The Duckworth-Lewis (DL) system was developed by two UK mathematicians, Frank Duckworth and Tony Lewis, to resolve the problem of adjusting second innings targets in rain-reduced limited overs matches in an equitable manner.
Previous systems in use in both international cricket and domestic competitions around the world tended to favour either the batting or the bowling team to, at times, an extreme degree. In the early 1990s, Duckworth and Lewis set out to develop a fair system to both teams in all circumstances.
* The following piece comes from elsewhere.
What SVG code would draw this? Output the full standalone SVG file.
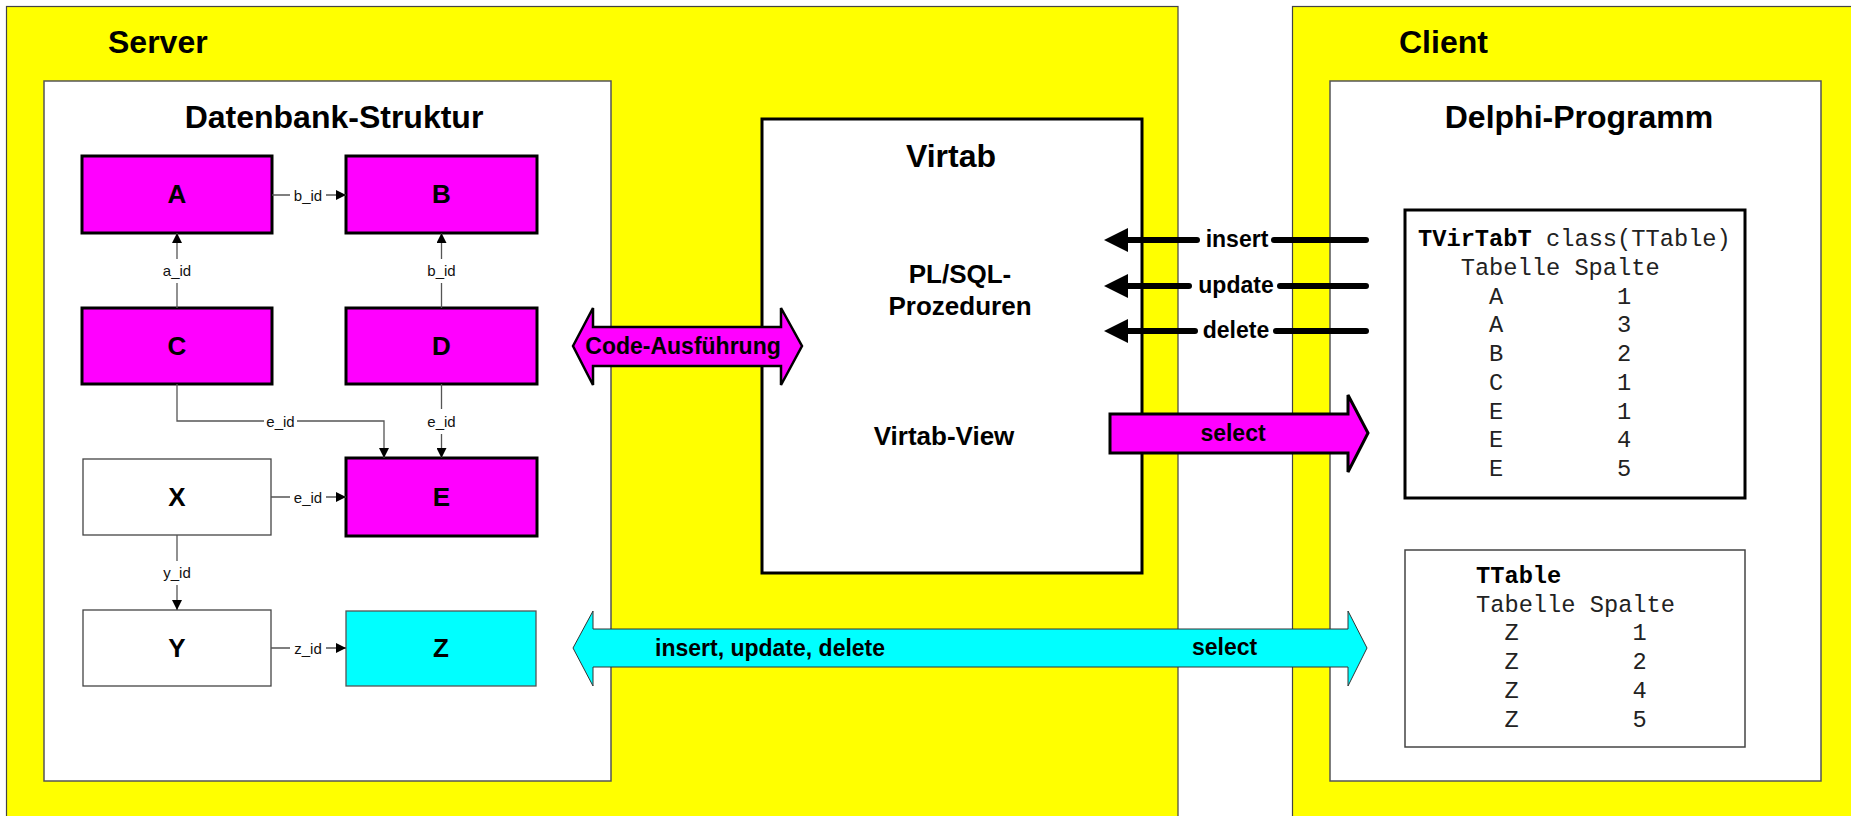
<svg xmlns="http://www.w3.org/2000/svg" width="1851" height="816" viewBox="0 0 1851 816">
<style>
.zone{fill:#FFFF00;stroke:#444;stroke-width:1.2}
.panel{fill:#fff;stroke:#555;stroke-width:1.5}
.title{font-family:"Liberation Sans",Arial,sans-serif;font-weight:bold;font-size:32px;fill:#000}
.mid{text-anchor:middle}
.ent{stroke:#000;stroke-width:3}
.mag{fill:#FF00FF}
.plain{fill:#fff;stroke:#444;stroke-width:1.3}
.cyanbox{fill:#00FFFF;stroke:#555;stroke-width:1.3}
.elabel{font-family:"Liberation Sans",Arial,sans-serif;font-weight:bold;font-size:26px;text-anchor:middle;fill:#000}
.rel{fill:none;stroke:#555;stroke-width:1.3}
.rlabel{font-family:"Liberation Sans",Arial,sans-serif;font-size:15px;text-anchor:middle;fill:#111}
.bg{fill:#fff}
.big{font-family:"Liberation Sans",Arial,sans-serif;font-weight:bold;font-size:23px;fill:#000}
.sub{font-family:"Liberation Sans",Arial,sans-serif;font-weight:bold;font-size:26px;text-anchor:middle;fill:#000}
.thick{fill:none;stroke:#000;stroke-width:6;stroke-linecap:round}
.mono{font-family:"Liberation Mono","Courier New",monospace;font-size:23.7px;fill:#222}
.monob{font-weight:bold;fill:#000}
</style>
<defs>
<marker id="ah" viewBox="0 0 10 10" refX="10" refY="5" markerWidth="11" markerHeight="10" markerUnits="userSpaceOnUse" orient="auto">
<path d="M0,0 L10,5 L0,10 z" fill="#000"/>
</marker>
</defs>

<g id="server">
<rect class="zone" x="6.5" y="6.5" width="1171.5" height="830"/>
<text class="title" x="108" y="53">Server</text>
</g>
<g id="client">
<rect class="zone" x="1292.5" y="6.5" width="580" height="830"/>
<text class="title" x="1399" y="53">Client</text>
</g>

<g id="datenbank">
<rect class="panel" x="44" y="81" width="567" height="700"/>
<text class="title mid" x="334" y="128">Datenbank-Struktur</text>
</g>
<g id="delphi">
<rect class="panel" x="1330" y="81" width="491" height="700"/>
<text class="title mid" x="1579" y="128">Delphi-Programm</text>
</g>

<g id="node-A"><rect class="ent mag" x="82" y="156" width="190" height="77"/><text class="elabel" x="177" y="203">A</text></g>
<g id="node-B"><rect class="ent mag" x="346" y="156" width="191" height="77"/><text class="elabel" x="441.5" y="203">B</text></g>
<g id="node-C"><rect class="ent mag" x="82" y="308" width="190" height="76"/><text class="elabel" x="177" y="355">C</text></g>
<g id="node-D"><rect class="ent mag" x="346" y="308" width="191" height="76"/><text class="elabel" x="441.5" y="355">D</text></g>
<g id="node-X"><rect class="plain" x="83" y="459" width="188" height="76"/><text class="elabel" x="177" y="506">X</text></g>
<g id="node-E"><rect class="ent mag" x="346" y="458" width="191" height="78"/><text class="elabel" x="441.5" y="506">E</text></g>
<g id="node-Y"><rect class="plain" x="83" y="610" width="188" height="76"/><text class="elabel" x="177" y="657">Y</text></g>
<g id="node-Z"><rect class="cyanbox" x="346" y="611" width="190" height="75"/><text class="elabel" x="441" y="657">Z</text></g>

<g id="virtab">
<rect x="762" y="119" width="380" height="454" fill="#fff" stroke="#000" stroke-width="3"/>
<text class="title mid" x="951" y="167">Virtab</text>
<text class="sub" x="960" y="283">PL/SQL-</text>
<text class="sub" x="960" y="315">Prozeduren</text>
<text class="sub" x="944" y="445">Virtab-View</text>
</g>

<g id="tvirtabt">
<rect x="1405" y="210" width="340" height="288" fill="#fff" stroke="#000" stroke-width="3"/>
<text class="mono"><tspan class="monob" x="1418" y="246">TVirTabT</tspan><tspan x="1546" y="246">class(TTable)</tspan></text>
<text class="mono" x="1460.7" y="274.8">Tabelle Spalte</text>
<g class="mono">
<text x="1489" y="303.5">A</text><text x="1617" y="303.5">1</text>
<text x="1489" y="332.3">A</text><text x="1617" y="332.3">3</text>
<text x="1489" y="361">B</text><text x="1617" y="361">2</text>
<text x="1489" y="389.8">C</text><text x="1617" y="389.8">1</text>
<text x="1489" y="418.5">E</text><text x="1617" y="418.5">1</text>
<text x="1489" y="447.3">E</text><text x="1617" y="447.3">4</text>
<text x="1489" y="476">E</text><text x="1617" y="476">5</text>
</g>
</g>

<g id="ttable">
<rect x="1405" y="550" width="340" height="197" fill="#fff" stroke="#444" stroke-width="1.5"/>
<text class="mono monob" x="1476" y="583">TTable</text>
<text class="mono" x="1476" y="611.7">Tabelle Spalte</text>
<g class="mono">
<text x="1504.4" y="640.4">Z</text><text x="1632.4" y="640.4">1</text>
<text x="1504.4" y="669.1">Z</text><text x="1632.4" y="669.1">2</text>
<text x="1504.4" y="697.8">Z</text><text x="1632.4" y="697.8">4</text>
<text x="1504.4" y="726.5">Z</text><text x="1632.4" y="726.5">5</text>
</g>
</g>

<g id="connectors">
<path class="rel" d="M272,195 H346" marker-end="url(#ah)"/>
<rect class="bg" x="290" y="187" width="36" height="16"/>
<text class="rlabel" x="308" y="200.5">b_id</text>

<path class="rel" d="M177,308 V233" marker-end="url(#ah)"/>
<rect class="bg" x="160" y="259" width="34" height="24"/>
<text class="rlabel" x="177" y="275.5">a_id</text>

<path class="rel" d="M441.5,308 V233" marker-end="url(#ah)"/>
<rect class="bg" x="424" y="259" width="35" height="24"/>
<text class="rlabel" x="441.5" y="275.5">b_id</text>

<path class="rel" d="M177,384 V421 H384 V458" marker-end="url(#ah)"/>
<rect class="bg" x="264" y="413" width="33" height="16"/>
<text class="rlabel" x="280.5" y="427">e_id</text>

<path class="rel" d="M441.5,384 V458" marker-end="url(#ah)"/>
<rect class="bg" x="424" y="409" width="35" height="25"/>
<text class="rlabel" x="441.5" y="427">e_id</text>

<path class="rel" d="M271,497 H346" marker-end="url(#ah)"/>
<rect class="bg" x="290" y="489" width="36" height="16"/>
<text class="rlabel" x="308" y="502.5">e_id</text>

<path class="rel" d="M177,535 V610" marker-end="url(#ah)"/>
<rect class="bg" x="160" y="561" width="34" height="24"/>
<text class="rlabel" x="177" y="578">y_id</text>

<path class="rel" d="M271,648 H346" marker-end="url(#ah)"/>
<rect class="bg" x="290" y="640" width="36" height="16"/>
<text class="rlabel" x="308" y="653.5">z_id</text>

<g id="code-ausfuehrung">
<polygon points="573,346 593,308 593,327 781,327 781,308 802,346 781,385 781,366 593,366 593,385" fill="#FF00FF" stroke="#000" stroke-width="2.5" stroke-linejoin="miter"/>
<text class="big mid" x="683" y="354">Code-Ausführung</text>
</g>

<g id="insert">
<polygon points="1104,240 1128,228 1128,252" fill="#000"/>
<path class="thick" d="M1124,240 H1197 M1274,240 H1366"/>
<text class="big mid" x="1237" y="247">insert</text>
</g>
<g id="update">
<polygon points="1104,286 1128,274 1128,298" fill="#000"/>
<path class="thick" d="M1124,286 H1189 M1280,286 H1366"/>
<text class="big mid" x="1236" y="293">update</text>
</g>
<g id="delete">
<polygon points="1104,331 1128,319 1128,343" fill="#000"/>
<path class="thick" d="M1124,331 H1195 M1276,331 H1366"/>
<text class="big mid" x="1236" y="338">delete</text>
</g>

<g id="select-view">
<polygon points="1110,414 1348,414 1348,395 1368,433 1348,472 1348,453 1110,453" fill="#FF00FF" stroke="#000" stroke-width="3"/>
<text class="big mid" x="1233" y="441">select</text>
</g>

<g id="table-access">
<polygon points="573,648 593,611 593,629 1348,629 1348,611 1367,648 1348,686 1348,667 593,667 593,686" fill="#00FFFF" stroke="#333" stroke-width="1"/>
<text class="big" x="655" y="656">insert, update, delete</text>
<text class="big" x="1192" y="655">select</text>
</g>
</g>
</svg>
They did this by collating the scores from every one day international ever played, and this data was used to develop models that used overs remaining and wickets in hand as 'resources'. The latest version of the system, now known as Duckworth-Lewis-Stern (DLS) since mathematician Steven Stern took over the reigns after Duckworth and Lewis retired (Version DLS20, 2016), is now used in One Day International, Twenty20 International, and domestic & national tournaments limited overs cricket. Despite its statistical complexity, the actual use of the DLS software is very easy and training is provided to umpires and scorers.
In New Zealand, the two Official Scorers at both One Day and Twenty20 matches, at all levels of cricket under NZC jurisdiction, produce the DLS par score sheet, which is then circulated to umpires, coaches, captains, and others as required.